**EXERCISE DETAILS**
Copy, from the entries below, each line in which the string "this" appears.

**EXTRACTED DATA**

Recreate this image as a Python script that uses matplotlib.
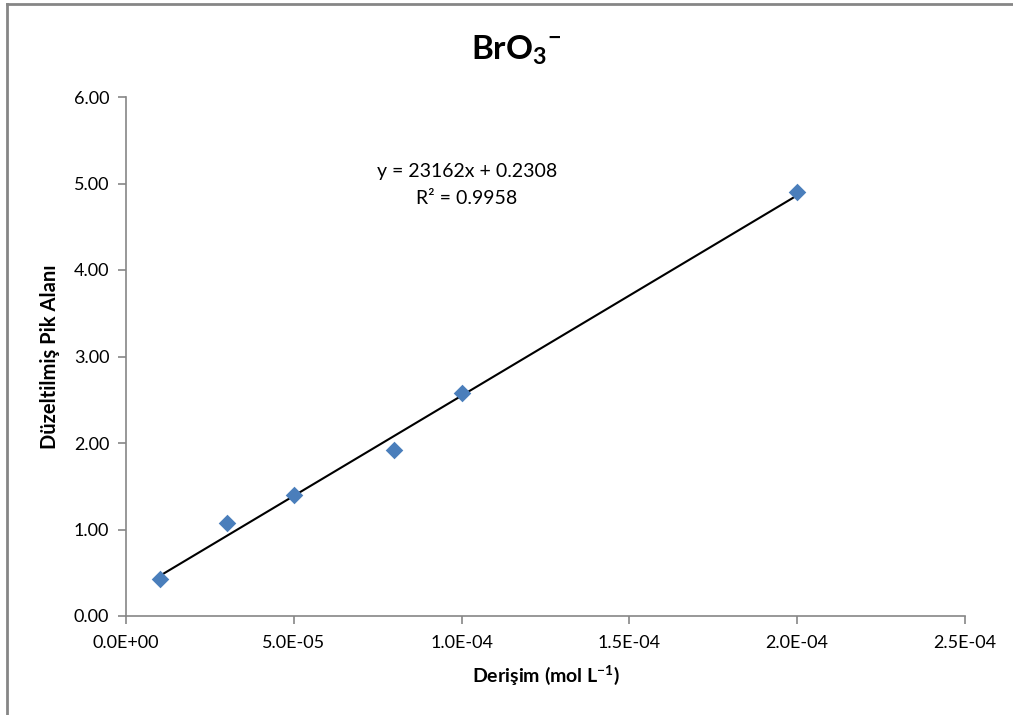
---
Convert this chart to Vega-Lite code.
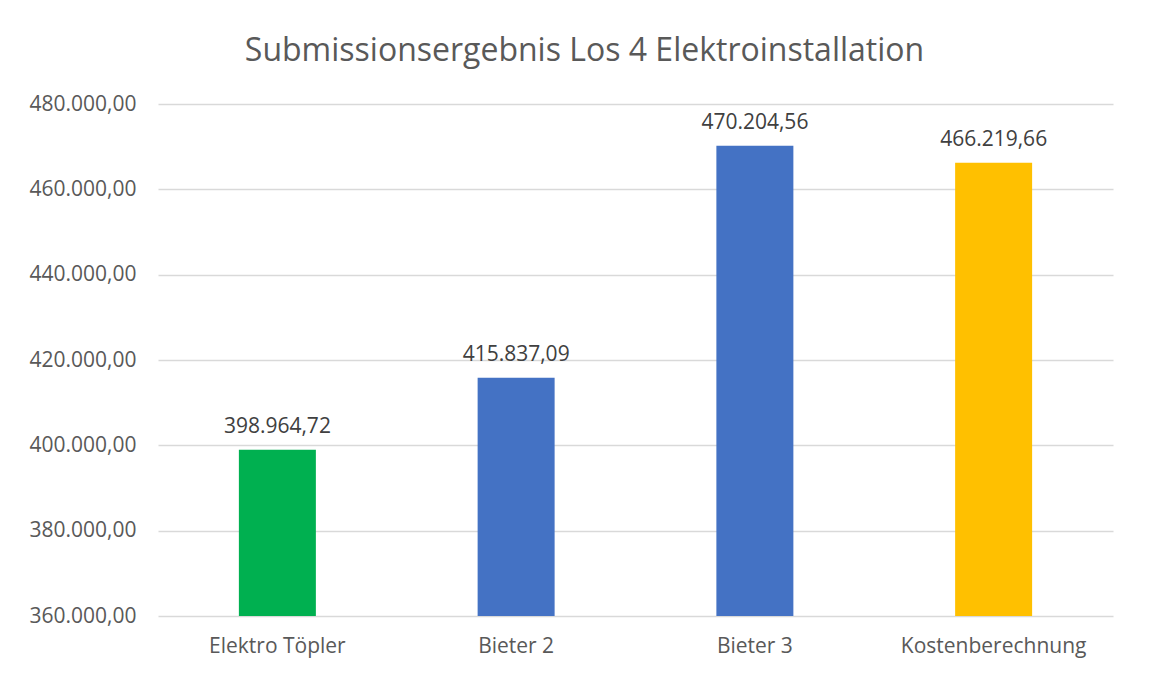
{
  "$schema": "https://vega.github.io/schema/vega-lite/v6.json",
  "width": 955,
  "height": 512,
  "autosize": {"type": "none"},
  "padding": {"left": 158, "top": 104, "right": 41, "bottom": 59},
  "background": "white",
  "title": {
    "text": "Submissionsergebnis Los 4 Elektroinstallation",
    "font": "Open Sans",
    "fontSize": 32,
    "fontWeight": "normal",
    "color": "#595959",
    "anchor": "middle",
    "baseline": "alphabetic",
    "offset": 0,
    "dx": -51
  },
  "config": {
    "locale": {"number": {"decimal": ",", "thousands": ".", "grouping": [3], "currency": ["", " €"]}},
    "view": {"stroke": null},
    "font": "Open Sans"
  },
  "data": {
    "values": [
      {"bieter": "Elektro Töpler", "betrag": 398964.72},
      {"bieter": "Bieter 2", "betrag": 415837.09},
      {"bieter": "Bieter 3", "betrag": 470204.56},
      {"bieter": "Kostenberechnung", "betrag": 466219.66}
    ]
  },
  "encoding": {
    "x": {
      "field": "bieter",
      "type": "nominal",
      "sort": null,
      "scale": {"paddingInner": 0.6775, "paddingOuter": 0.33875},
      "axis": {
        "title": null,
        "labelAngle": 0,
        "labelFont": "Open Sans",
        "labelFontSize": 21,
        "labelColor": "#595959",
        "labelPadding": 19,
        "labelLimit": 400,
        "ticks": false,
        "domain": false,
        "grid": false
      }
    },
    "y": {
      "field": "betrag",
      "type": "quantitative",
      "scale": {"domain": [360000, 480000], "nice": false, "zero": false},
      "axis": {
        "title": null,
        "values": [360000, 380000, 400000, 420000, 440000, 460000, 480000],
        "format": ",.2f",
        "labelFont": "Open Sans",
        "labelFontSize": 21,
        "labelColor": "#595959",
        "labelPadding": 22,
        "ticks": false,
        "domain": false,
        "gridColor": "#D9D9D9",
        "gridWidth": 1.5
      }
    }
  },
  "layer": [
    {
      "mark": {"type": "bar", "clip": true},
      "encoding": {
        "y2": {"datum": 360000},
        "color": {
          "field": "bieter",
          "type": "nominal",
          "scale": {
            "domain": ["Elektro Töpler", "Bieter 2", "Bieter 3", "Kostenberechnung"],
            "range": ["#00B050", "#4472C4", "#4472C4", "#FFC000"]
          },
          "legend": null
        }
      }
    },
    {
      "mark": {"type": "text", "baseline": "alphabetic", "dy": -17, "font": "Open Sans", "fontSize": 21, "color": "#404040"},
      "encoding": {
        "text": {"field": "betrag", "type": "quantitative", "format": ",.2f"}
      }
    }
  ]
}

**WORKED ANSWER**
Recreate this image as a Python script that uses matplotlib.
Convert this chart to Vega-Lite code.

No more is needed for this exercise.